Reggie, hellbent on revenge and heavily armed, teams up with Mike to head out on the road in search of the Tall Man, in hopes of putting an end to his evil ways. Mike on the other hand, wants to find the mystery girl from his dreams, hopefully before the Tall Man does. The Tall Man, meanwhile, is wiping out small towns across America, unearthing the corpses of their dead and turning them into an army of reanimated-dwarf-minions; he does this with the help of his flying-metal-bladed-spheres of course.




Mike & Reggie eventually meet up with the girl in Mike's dreams, Liz, who shares the same nightmares Mike has. The 3 of them also pick up a hitchhiker named Alchemy, played by the strangely attractive (and large-mouthed) Samantha Phillips.
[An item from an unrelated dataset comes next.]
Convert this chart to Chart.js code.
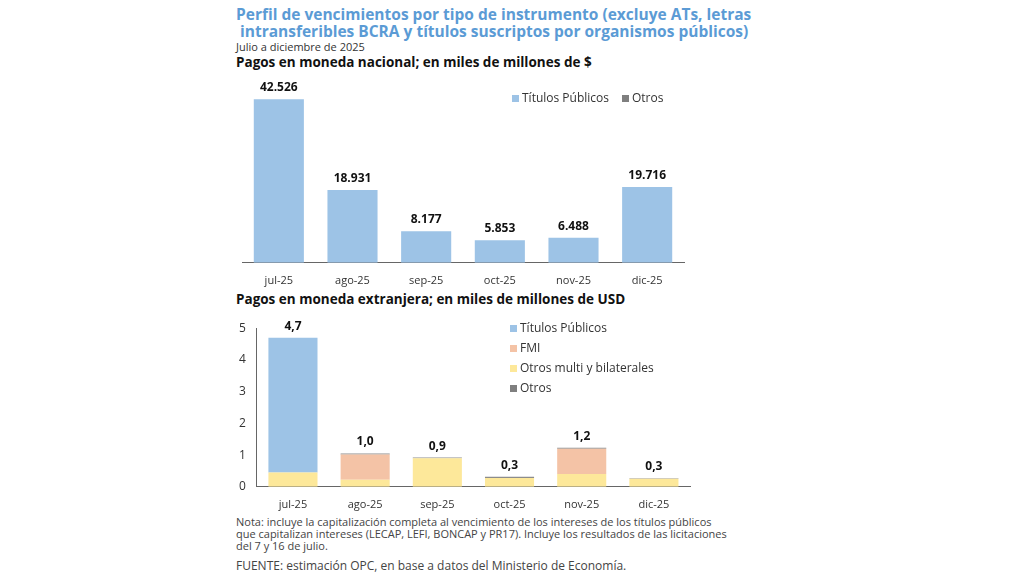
<!DOCTYPE html>
<html><head><meta charset="utf-8">
<script src="https://cdn.jsdelivr.net/npm/chart.js@4"></script>
<style>
body{margin:0;width:1024px;height:576px;background:#fff;font-family:"Open Sans",sans-serif;position:relative;overflow:hidden}
.t{position:absolute;left:236px;color:#5b9bd5;font-weight:bold;font-size:15.5px;line-height:17px;top:6px}
.s{position:absolute;left:236px;top:39px;font-size:11px;color:#333}
.h{position:absolute;left:236px;font-weight:bold;font-size:13.5px;color:#111}
.n{position:absolute;left:236px;font-size:11px;color:#444;line-height:12px}
.c{position:absolute}
</style></head><body>
<div class="t">Perfil de vencimientos por tipo de instrumento (excluye ATs, letras<br>&nbsp;intransferibles BCRA y títulos suscriptos por organismos públicos)</div>
<div class="s">Julio a diciembre de 2025</div>
<div class="h" style="top:53px">Pagos en moneda nacional; en miles de millones de $</div>
<div class="c" style="left:236px;top:74px;width:460px;height:216px"><canvas id="c1"></canvas></div>
<div class="h" style="top:290px">Pagos en moneda extranjera; en miles de millones de USD</div>
<div class="c" style="left:236px;top:318px;width:460px;height:196px"><canvas id="c2"></canvas></div>
<div class="n" style="top:516px">Nota: incluye la capitalización completa al vencimiento de los intereses de los títulos públicos<br>que capitalizan intereses (LECAP, LEFI, BONCAP y PR17). Incluye los resultados de las licitaciones<br>del 7 y 16 de julio.</div>
<div class="n" style="top:560px;font-size:12px">FUENTE: estimación OPC, en base a datos del Ministerio de Economía.</div>
<script>
const months = ['jul-25', 'ago-25', 'sep-25', 'oct-25', 'nov-25', 'dic-25']
const natTitulos = [42526, 18931, 8177, 5853, 6488, 19716]
const natOtros = [0, 0, 0, 0, 0, 0]
const extTitulos = [4.25, 0, 0, 0, 0, 0]
const extFmi = [0, 0.8, 0, 0, 0.8, 0]
const extMulti = [0.45, 0.22, 0.9, 0.28, 0.4, 0.25]
const extOtros = [0, 0.03, 0.02, 0.04, 0.03, 0.02]
const extTotals = ['4,7', '1,0', '0,9', '0,3', '1,2', '0,3']
const natLabels = ['42.526', '18.931', '8.177', '5.853', '6.488', '19.716']

const font = {family: 'Open Sans', size: 11}
Chart.defaults.color = '#333'
Chart.defaults.animation = false

function totalsPlugin (labels) {
  return {
    id: 'totals',
    afterDatasetsDraw (chart) {
      const ctx = chart.ctx
      const metas = chart.data.datasets.map((d, i) => chart.getDatasetMeta(i))
      ctx.save()
      ctx.font = 'bold 12px "Open Sans"'
      ctx.fillStyle = '#111'
      ctx.textAlign = 'center'
      labels.forEach(function (lab, i) {
        let top = Infinity
        metas.forEach(function (m) { top = Math.min(top, m.data[i].y) })
        ctx.fillText(lab, metas[0].data[i].x, top - 8)
      })
      ctx.restore()
    }
  }
}

function legendPlugin (items, x0, y0, dx, dy) {
  return {
    id: 'sideLegend',
    afterDraw (chart) {
      const ctx = chart.ctx
      ctx.save()
      ctx.font = '12px "Open Sans"'
      ctx.textBaseline = 'middle'
      items.forEach(function (it, i) {
        const x = x0 + i * dx
        const y = y0 + i * dy
        ctx.fillStyle = it[1]
        ctx.fillRect(x, y - 4, 7, 7)
        ctx.fillStyle = '#333'
        ctx.fillText(it[0], x + 10, y)
      })
      ctx.restore()
    }
  }
}

new Chart(document.getElementById('c1'), {
  type: 'bar',
  data: {
    labels: months,
    datasets: [
      {label: 'Títulos Públicos', data: natTitulos, backgroundColor: '#9dc3e6'},
      {label: 'Otros', data: natOtros, backgroundColor: '#7f7f7f'}
    ]
  },
  options: {
    responsive: true, maintainAspectRatio: false,
    layout: {padding: {top: 6, right: 12, left: 6}},
    plugins: {legend: {display: false}, tooltip: {enabled: false}},
    scales: {
      x: {stacked: true, grid: {display: false}, ticks: {font: font}, border: {color: '#666'}},
      y: {stacked: true, display: false, min: 0, max: 47500}
    },
    datasets: {bar: {categoryPercentage: 0.68, barPercentage: 1}}
  },
  plugins: [totalsPlugin(natLabels), legendPlugin([['Títulos Públicos', '#9dc3e6'], ['Otros', '#7f7f7f']], 276, 25, 110, 0)]
})

new Chart(document.getElementById('c2'), {
  type: 'bar',
  data: {
    labels: months,
    datasets: [
      {label: 'Otros multi y bilaterales', data: extMulti, backgroundColor: '#fde89a'},
      {label: 'FMI', data: extFmi, backgroundColor: '#f4c3a6'},
      {label: 'Títulos Públicos', data: extTitulos, backgroundColor: '#9dc3e6'},
      {label: 'Otros', data: extOtros, backgroundColor: '#8c8c8c'}
    ]
  },
  options: {
    responsive: true, maintainAspectRatio: false,
    layout: {padding: {right: 6}},
    plugins: {legend: {display: false}, tooltip: {enabled: false}},
    scales: {
      x: {stacked: true, grid: {display: false}, ticks: {font: font}, border: {color: '#666'}},
      y: {stacked: true, min: 0, max: 5, grid: {display: false},
        ticks: {stepSize: 1, font: {family: 'Open Sans', size: 12}}, border: {color: '#666'}}
    },
    datasets: {bar: {categoryPercentage: 0.68, barPercentage: 1}}
  },
  plugins: [totalsPlugin(extTotals), legendPlugin([['Títulos Públicos', '#9dc3e6'], ['FMI', '#f4c3a6'],
    ['Otros multi y bilaterales', '#fde89a'], ['Otros', '#7f7f7f']], 274, 11, 0, 20)]
})
</script>
</body></html>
Her character serves little purpose in the film other than being Reggie's comically unrealistic love interest, and everybody else's eye-candy. A quick glance at her filmography, shows Miss Phillips has had a long career mostly in Skinamax-type “Horror” films such as “The Bare Wench Project 2,” “Cheerleader Massacre,” and “Andromina: the Pleasure Planet.” She was also in “Weekend at Bernie's 2.”




Anyway, Mike, Reggie, & Liz meet up with the Tall Man in a climatic final 25 minutes that sheds away much of the doom and gloom of the first hour of the film and replaces it with some truly fun and imaginative special effects. Reggie's chainsaw joust is pretty classic, not to mention his ridiculous 4 barrel shotgun.




Overall, “Phantasm 2” was a fun Horror movie that was really more of an Action movie I think it was little built up in my head because I found myself having to slog through the pacing in the first half. Still, there's no way around the incredible entertainment value of the Tall Man.





“Phantasm 2” screened at the Alamo South on 9/4/08 and was presented by Terror Thursday.